Data block =
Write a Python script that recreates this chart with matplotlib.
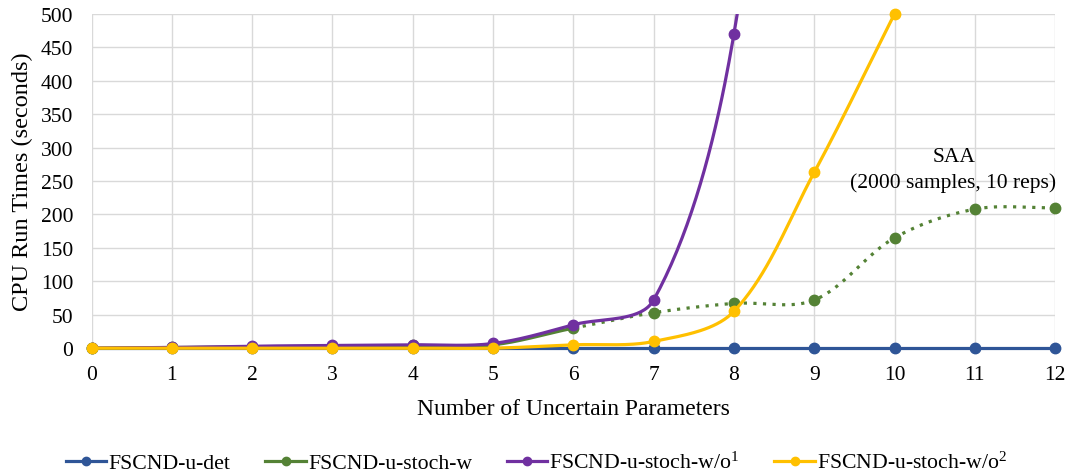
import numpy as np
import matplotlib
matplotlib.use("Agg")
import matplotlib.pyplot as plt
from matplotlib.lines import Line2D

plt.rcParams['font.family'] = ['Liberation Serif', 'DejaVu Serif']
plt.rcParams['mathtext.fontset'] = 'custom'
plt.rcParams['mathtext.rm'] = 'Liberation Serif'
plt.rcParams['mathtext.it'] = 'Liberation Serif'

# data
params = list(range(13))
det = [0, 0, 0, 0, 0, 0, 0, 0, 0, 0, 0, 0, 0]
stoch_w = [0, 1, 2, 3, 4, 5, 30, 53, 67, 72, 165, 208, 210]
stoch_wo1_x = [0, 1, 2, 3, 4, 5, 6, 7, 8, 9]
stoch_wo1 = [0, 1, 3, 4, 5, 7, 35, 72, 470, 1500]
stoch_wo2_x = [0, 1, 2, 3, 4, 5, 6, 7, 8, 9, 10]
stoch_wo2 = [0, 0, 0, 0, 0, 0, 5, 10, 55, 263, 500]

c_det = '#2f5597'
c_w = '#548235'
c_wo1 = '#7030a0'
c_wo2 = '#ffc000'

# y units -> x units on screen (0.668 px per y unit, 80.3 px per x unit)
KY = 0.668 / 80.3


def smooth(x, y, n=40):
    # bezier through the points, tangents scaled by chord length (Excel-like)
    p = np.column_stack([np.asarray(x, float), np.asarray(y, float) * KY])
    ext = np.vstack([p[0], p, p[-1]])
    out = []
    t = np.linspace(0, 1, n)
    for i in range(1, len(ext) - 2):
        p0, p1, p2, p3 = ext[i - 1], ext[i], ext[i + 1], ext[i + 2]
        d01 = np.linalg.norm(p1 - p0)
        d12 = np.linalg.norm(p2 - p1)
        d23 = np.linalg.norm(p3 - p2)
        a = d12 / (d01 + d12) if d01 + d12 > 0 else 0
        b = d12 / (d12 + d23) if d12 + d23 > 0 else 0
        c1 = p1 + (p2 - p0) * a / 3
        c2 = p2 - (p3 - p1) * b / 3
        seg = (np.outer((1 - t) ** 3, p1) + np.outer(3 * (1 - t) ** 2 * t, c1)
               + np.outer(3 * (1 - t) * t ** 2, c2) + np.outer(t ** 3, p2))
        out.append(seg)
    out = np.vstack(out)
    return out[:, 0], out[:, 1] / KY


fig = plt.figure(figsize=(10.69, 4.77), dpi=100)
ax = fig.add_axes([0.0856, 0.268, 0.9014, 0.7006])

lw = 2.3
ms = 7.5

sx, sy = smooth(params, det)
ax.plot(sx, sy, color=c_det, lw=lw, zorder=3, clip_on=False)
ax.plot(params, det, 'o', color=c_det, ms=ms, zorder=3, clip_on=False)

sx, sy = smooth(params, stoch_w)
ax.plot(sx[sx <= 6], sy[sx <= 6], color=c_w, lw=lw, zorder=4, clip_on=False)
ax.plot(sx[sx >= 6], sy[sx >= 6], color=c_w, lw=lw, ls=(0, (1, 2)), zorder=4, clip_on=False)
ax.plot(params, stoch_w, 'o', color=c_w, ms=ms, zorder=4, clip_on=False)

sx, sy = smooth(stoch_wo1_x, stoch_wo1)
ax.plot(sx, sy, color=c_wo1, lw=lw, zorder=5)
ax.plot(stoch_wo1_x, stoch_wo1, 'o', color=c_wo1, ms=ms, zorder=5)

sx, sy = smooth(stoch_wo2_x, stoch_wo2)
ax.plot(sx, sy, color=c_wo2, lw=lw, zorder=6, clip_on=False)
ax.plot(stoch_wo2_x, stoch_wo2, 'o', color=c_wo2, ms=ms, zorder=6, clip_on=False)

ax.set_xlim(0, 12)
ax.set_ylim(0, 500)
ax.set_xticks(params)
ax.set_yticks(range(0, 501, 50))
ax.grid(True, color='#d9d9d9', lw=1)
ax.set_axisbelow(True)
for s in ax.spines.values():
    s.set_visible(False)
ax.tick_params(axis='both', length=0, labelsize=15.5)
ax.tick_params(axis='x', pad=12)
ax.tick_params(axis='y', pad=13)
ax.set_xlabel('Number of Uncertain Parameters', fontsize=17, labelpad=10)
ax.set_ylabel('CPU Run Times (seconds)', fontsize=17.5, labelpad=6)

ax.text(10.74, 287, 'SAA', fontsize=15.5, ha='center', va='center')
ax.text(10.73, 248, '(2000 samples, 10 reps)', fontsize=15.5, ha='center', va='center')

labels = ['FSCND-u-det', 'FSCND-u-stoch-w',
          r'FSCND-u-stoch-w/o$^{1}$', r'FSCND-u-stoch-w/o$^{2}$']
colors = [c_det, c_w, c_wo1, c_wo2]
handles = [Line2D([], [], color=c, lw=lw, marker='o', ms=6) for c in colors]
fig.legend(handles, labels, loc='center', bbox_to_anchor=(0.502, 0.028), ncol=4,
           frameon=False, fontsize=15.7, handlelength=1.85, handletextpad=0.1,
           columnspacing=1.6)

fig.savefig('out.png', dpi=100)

Task statement = Write out each line of the listing above, exactly, from its first line to the line holding "plt.rcParams['mathtext.it'] = 'Liberation", inclusive. Skip the pictures.

Response to the task =
Write a Python script that recreates this chart with matplotlib.
import numpy as np
import matplotlib
matplotlib.use("Agg")
import matplotlib.pyplot as plt
from matplotlib.lines import Line2D

plt.rcParams['font.family'] = ['Liberation Serif', 'DejaVu Serif']
plt.rcParams['mathtext.fontset'] = 'custom'
plt.rcParams['mathtext.rm'] = 'Liberation Serif'
plt.rcParams['mathtext.it'] = 'Liberation Serif'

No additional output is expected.